Gallery BMB, located in the heart of Mumbai’s art district presents groundbreaking exhibitions of the very best of Indian and international contemporary art. The venue has emerged as the most noteworthy to showcase many international artists of the highest caliber who, in spite of critical acclaim from major prestigious institutions, have seldom presented their work in this part of the world.
Keen to present emerging Indian artists, Gallery BMB hosted another exciting group show. In this post, we reproduce a part of the essay on Srinivasa Prasad Zakkir Hussain. The former’s work draws a great deal from his background in regional theatre as a prop maker and performer. In his work there exists the drama and compulsion of ritual and a grandiose scale imprinted by the pure physicality of the artist’s involvement. Sourcing material from his immediate environments, he creates works poised between the spectacular and the introspective.

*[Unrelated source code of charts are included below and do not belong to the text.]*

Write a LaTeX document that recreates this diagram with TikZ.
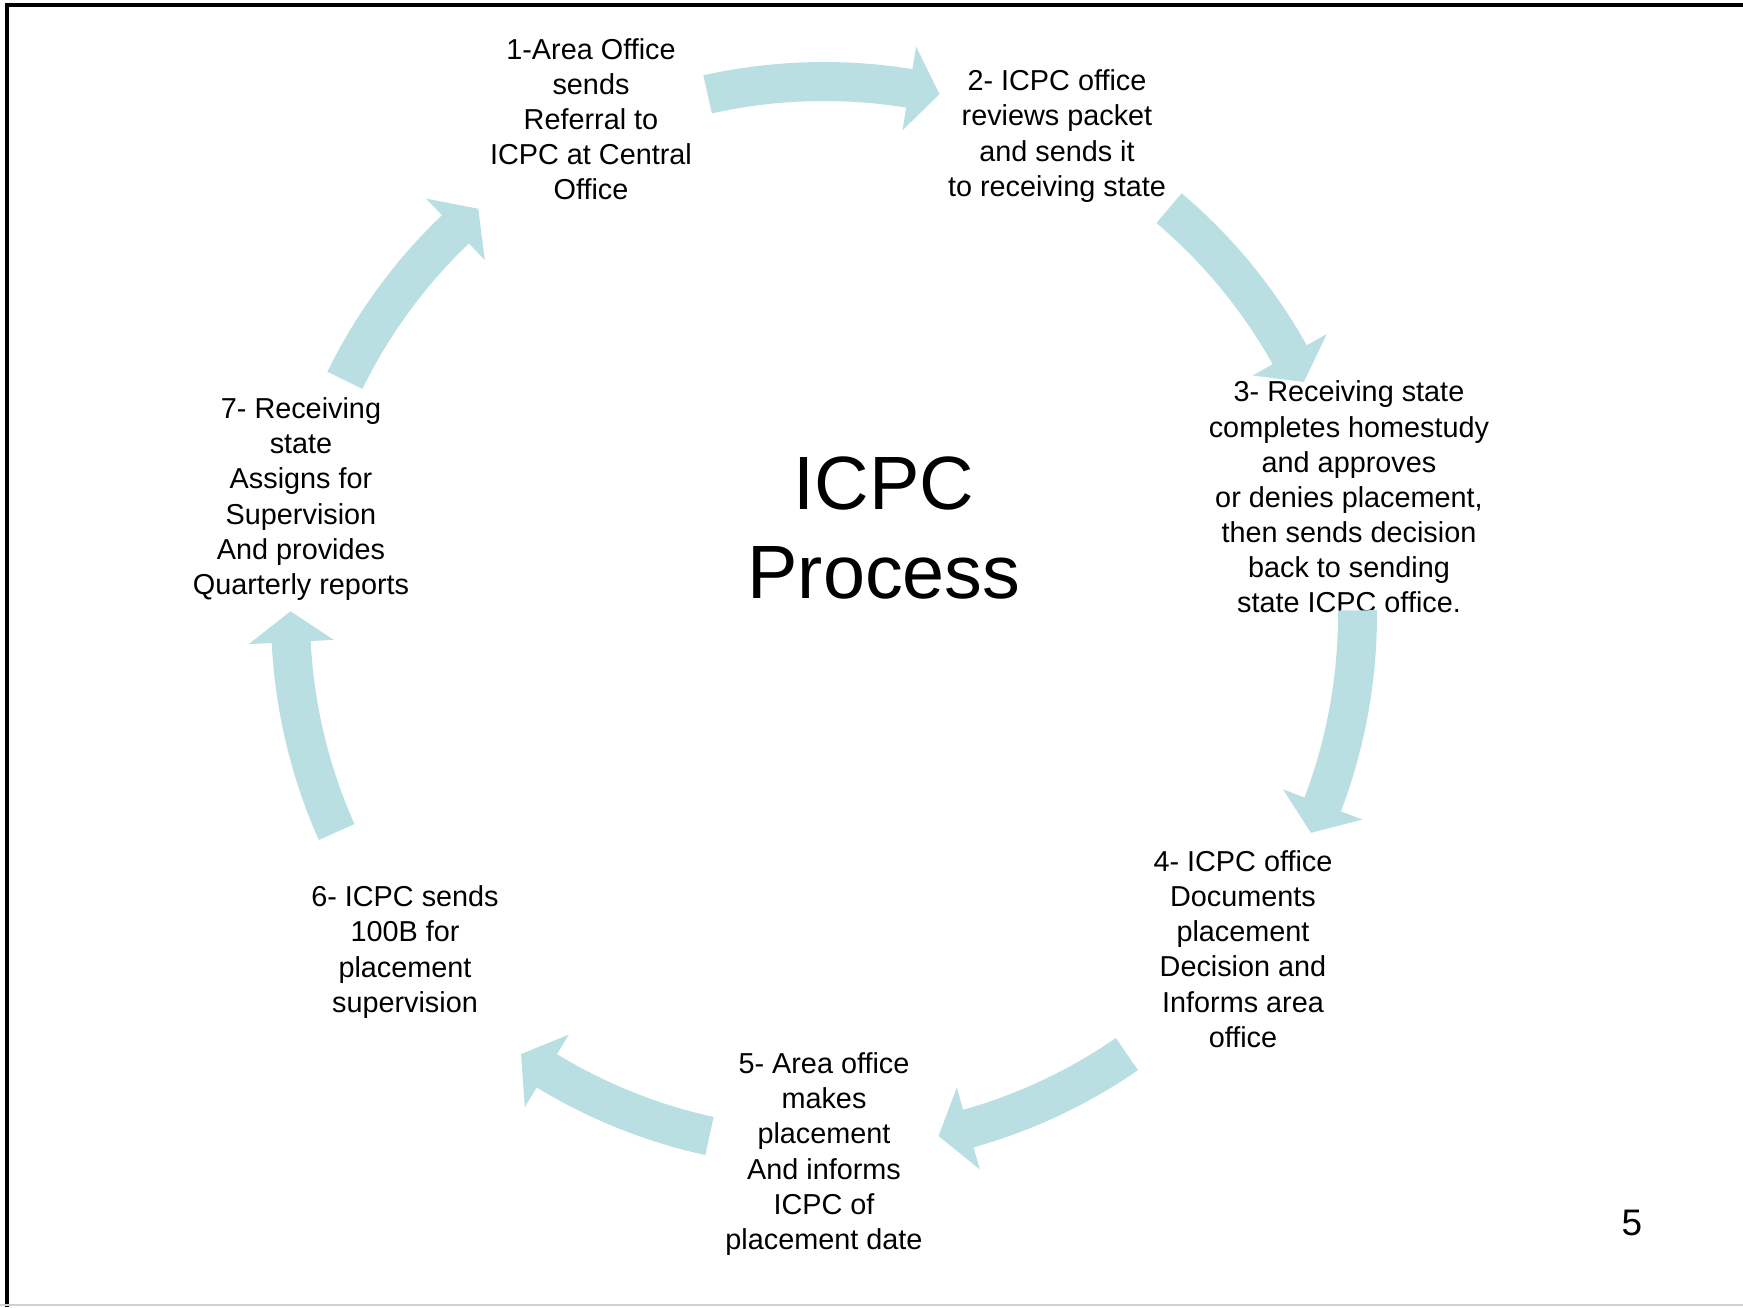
\documentclass[tikz,border=0pt]{standalone}
\usepackage{fontspec}
\setmainfont{Liberation Sans}
\definecolor{cyclearrow}{HTML}{BADFE3}

\begin{document}
\begin{tikzpicture}[
      stepnode/.style={font=\fontsize{8.2}{10}\selectfont, align=center, inner sep=0pt},
      titlenode/.style={font=\fontsize{21.5}{25.2}\selectfont, align=center, inner sep=0pt},
      pics/cycarrow/.style 2 args={code={
        \fill[cyclearrow] (#1:5.53) arc[start angle=#1, end angle=#2+3.3, radius=5.53]
          -- (#2+3.3:5.76) -- (#2:5.335) -- (#2+3.3:4.91) -- (#2+3.3:5.14)
          arc[start angle=#2+3.3, end angle=#1, radius=5.14] -- cycle;
      }}
    ]
      \useasboundingbox (-8.24,-6.92) rectangle (9.19,6.15);
      \draw[line width=1.2pt] (-8.17,-6.92) -- (-8.17,6.10) -- (9.19,6.10);
      \draw[black!18, line width=0.6pt] (-8.24,-6.90) -- (9.19,-6.90);

      \node[titlenode] (title) at (0.60,0.87) {ICPC\\Process};

      \node[stepnode] (s1) at (-2.33,4.96) {1-Area Office\\sends\\Referral to\\ICPC at Central\\Office};
      \node[stepnode] (s2) at (2.33,4.79) {2- ICPC office\\reviews packet\\and sends it\\to receiving state};
      \node[stepnode] (s3) at (5.25,1.18) {3- Receiving state\\completes homestudy\\and approves\\or denies placement,\\then sends decision\\back to sending\\state ICPC office.};
      \node[stepnode] (s4) at (4.19,-3.34) {4- ICPC office\\Documents\\placement\\Decision and\\Informs area\\office};
      \node[stepnode] (s5) at (0,-5.39) {5- Area office\\makes\\placement\\And informs\\ICPC of\\placement date};
      \node[stepnode] (s6) at (-4.19,-3.37) {6- ICPC sends\\100B for\\placement\\supervision};
      \node[stepnode] (s7) at (-5.23,1.16) {7- Receiving\\state\\Assigns for\\Supervision\\And provides\\Quarterly reports};

      \pic {cycarrow={102.6}{77.5}};
      \pic {cycarrow={49.7}{25.9}};
      \pic {cycarrow={0.5}{-24.1}};
      \pic {cycarrow={-55.4}{-77.6}};
      \pic {cycarrow={-102.4}{-124.6}};
      \pic {cycarrow={-156.0}{-180.4}};
      \pic {cycarrow={153.9}{130.4}};

      \node[font=\fontsize{10.5}{12}\selectfont, inner sep=0pt] (pagenum) at (8.08,-6.08) {5};
    \end{tikzpicture}
\end{document}
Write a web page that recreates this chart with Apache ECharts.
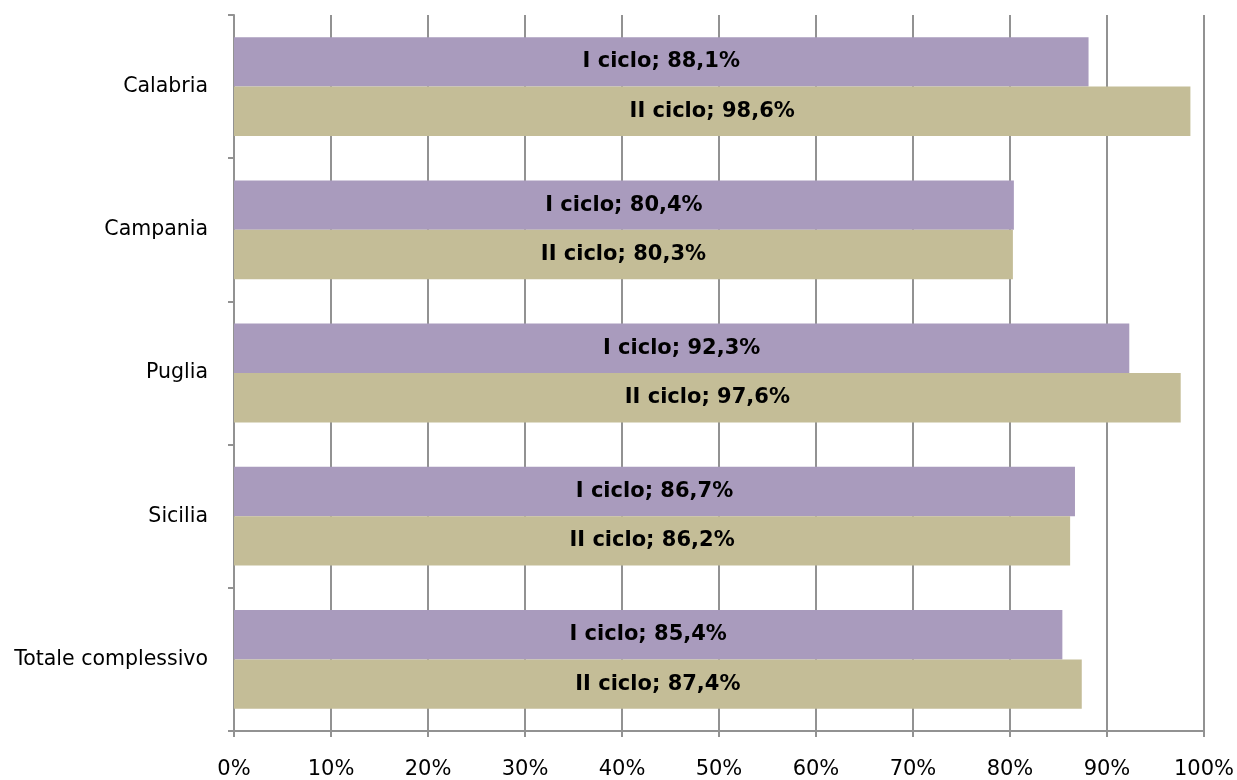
<!DOCTYPE html>
<html><head><meta charset="utf-8">
<script src="https://cdn.jsdelivr.net/npm/echarts@6/dist/echarts.min.js"></script>
<style>html,body{margin:0;padding:0;background:#fff}#c{width:1237px;height:780px}</style>
</head><body><div id="c"></div>
<script>
const categories = ["Calabria", "Campania", "Puglia", "Sicilia", "Totale complessivo"];
const seriesNames = ["I ciclo", "II ciclo"];
const ciclo1 = [88.1, 80.4, 92.3, 86.7, 85.4];
const ciclo2 = [98.6, 80.3, 97.6, 86.2, 87.4];
const xTicks = [0, 10, 20, 30, 40, 50, 60, 70, 80, 90, 100];

const font = "DejaVu Sans";
const fmt = v => v.toFixed(1).replace('.', ',');
function mkSeries(name, data, color) {
  return {
    name, type: 'bar', data, barGap: '0%', barCategoryGap: '31%',
    itemStyle: { color },
    label: { show: true, position: 'inside', color: '#000', fontFamily: font, fontWeight: 'bold', fontSize: 21,
      formatter: p => p.seriesName + '; ' + fmt(p.value) + '%' }
  };
}
const chart = echarts.init(document.getElementById('c'));
chart.setOption({
  animation: false,
  grid: { left: 234, right: 33, top: 15, bottom: 49, containLabel: false },
  xAxis: {
    type: 'value', min: 0, max: 100, interval: 10,
    axisLine: { show: true, lineStyle: { color: '#929292', width: 2 } },
    axisTick: { show: true, length: 6, lineStyle: { color: '#929292', width: 2 } },
    splitLine: { show: true, lineStyle: { color: '#929292', width: 2 } },
    axisLabel: { formatter: v => xTicks.includes(v) ? v + '%' : '', color: '#000', fontFamily: font, fontSize: 21, margin: 28 }
  },
  yAxis: {
    type: 'category', data: categories, inverse: true,
    axisLine: { show: true, lineStyle: { color: '#929292', width: 2 } },
    axisTick: { show: true, length: 6, lineStyle: { color: '#929292', width: 2 } },
    axisLabel: { color: '#000', fontFamily: font, fontSize: 20.5, margin: 26 }
  },
  series: [mkSeries(seriesNames[0], ciclo1, '#A99BBD'), mkSeries(seriesNames[1], ciclo2, '#C4BD97')]
});
</script></body></html>
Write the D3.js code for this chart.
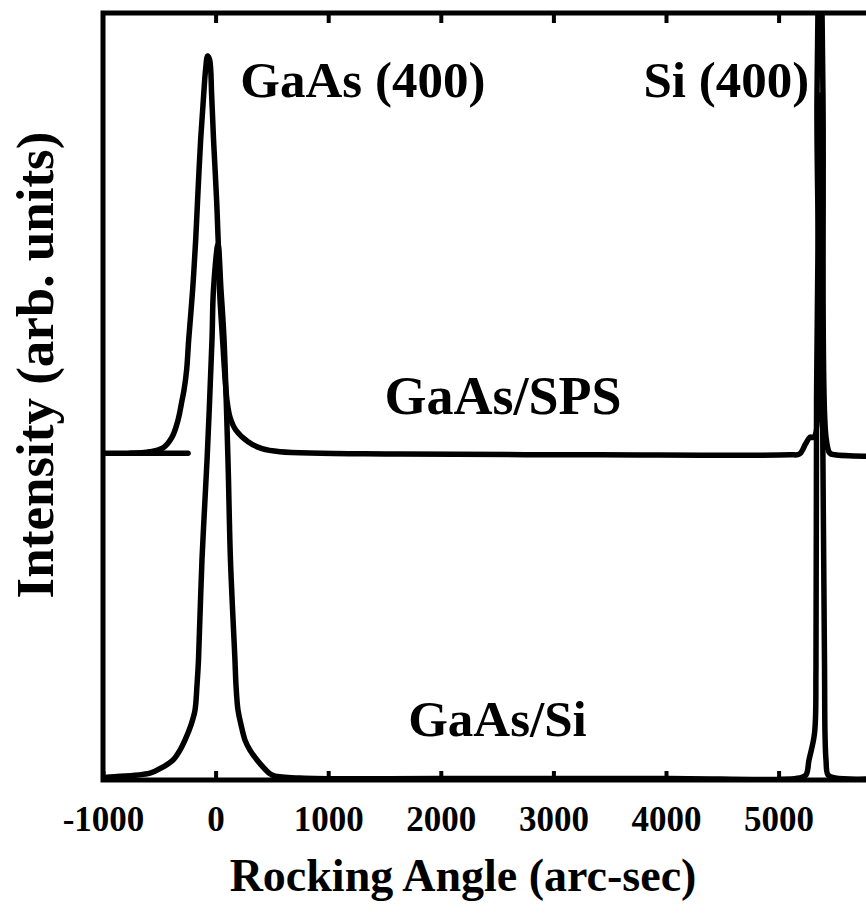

Around his home in rural Karnataka, the artist watches the ease with which birds migrate to fit the dictates of the season. In ‘Nest’, he explores the possibility of return, of reversing the cycles of the year. The work consists of two photographs, the first shows an empty tree which as winter has come, has lost its leaves, and the second through the artist’s intervention, the leaves are collected form a large nest nestled in the branches of the tree.
In Zakkir Hussain’s work, the viewer can see a row of marching armies from across the panels of the triptych on view in this exhibition. The marching signifies the continuing processes of history, especially the rhythmic movement of the army. The armies he depicts are not conventional armies, but rather they are those that come from the hegemonic moral world, the ones that fight to keep up the vigilance against love, resistance, the right to speak or seek to normalize the citations of the everyday.
In that sense, discipline and the punishment are the main concern of the work. Normally, the sensibility of prevailing conditions focus and enlarge the disciplined aspects of the system, and negates the rights of the punished forms. The artist explains: “My attempt is to reverse this. I have given the full focus on the punished form in order to give a voice for to speak for the punished bodies which has been mutilated repeatedly in the cultural arena of the dominant.”